The Maturity Curve: Human-in-the-Loop
The level of human interaction required is directly proportional to the maturity of the agentic solution. We view this as a sliding scale of autonomy:
- Early-Stage Maturity: Humans are notified and must approve nearly every significant change. For instance, a Farmer agent might flag a minor shift in soil pH and require a human to sign off on a small adjustment to fertilization levels. In this phase, the AI acts primarily as a high-fidelity advisor.
- Advanced Maturity: As the agents become more accurate in detecting abnormalities and predicting outcomes, the “Human-in-the-Loop” shifts toward an exception-based model.
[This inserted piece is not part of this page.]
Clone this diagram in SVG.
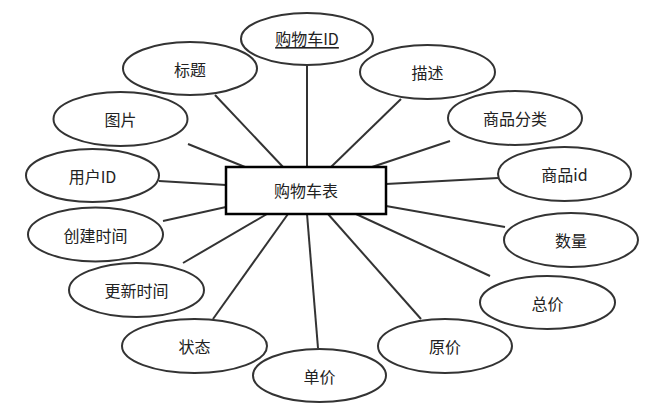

In a mature system, low-risk, high-frequency tasks happen autonomously. Human intervention is reserved for high-cost or high-risk actions, such as the financial commitment of hiring seasonal crews or the safety-critical dispatch of emergency teams to clear fallen timber.
Terminology: Cutting Through the Noise
In the broader AI/ML domain, these agents go by many names. You may recognize Hunter agents as “Sensors,” “Edge Agents,” “Executors,” or “Action-oriented Agents.” Conversely, Farmer agents are often referred to as “Orchestrators,” “Reasoners,” “Aggregators,” or “Cognitive Agents.” While these technical terms have their place, the Hunter/Farmer paradigm serves as a vital simplification. By using this metaphor, we strip away the ambiguity of often-overloaded jargon and provide a clear, functional distinction between the “gathering” and “cultivating” roles that are essential for secure, distributed operations.
The Blueprint for Success
Designing the right permissions, communication protocols, and data boundaries for both Hunter and Farmer agents is the next frontier of Enterprise AI. By separating the “finding” and “acting” from the “deciding,” we create a system that is not only efficient but fundamentally governed.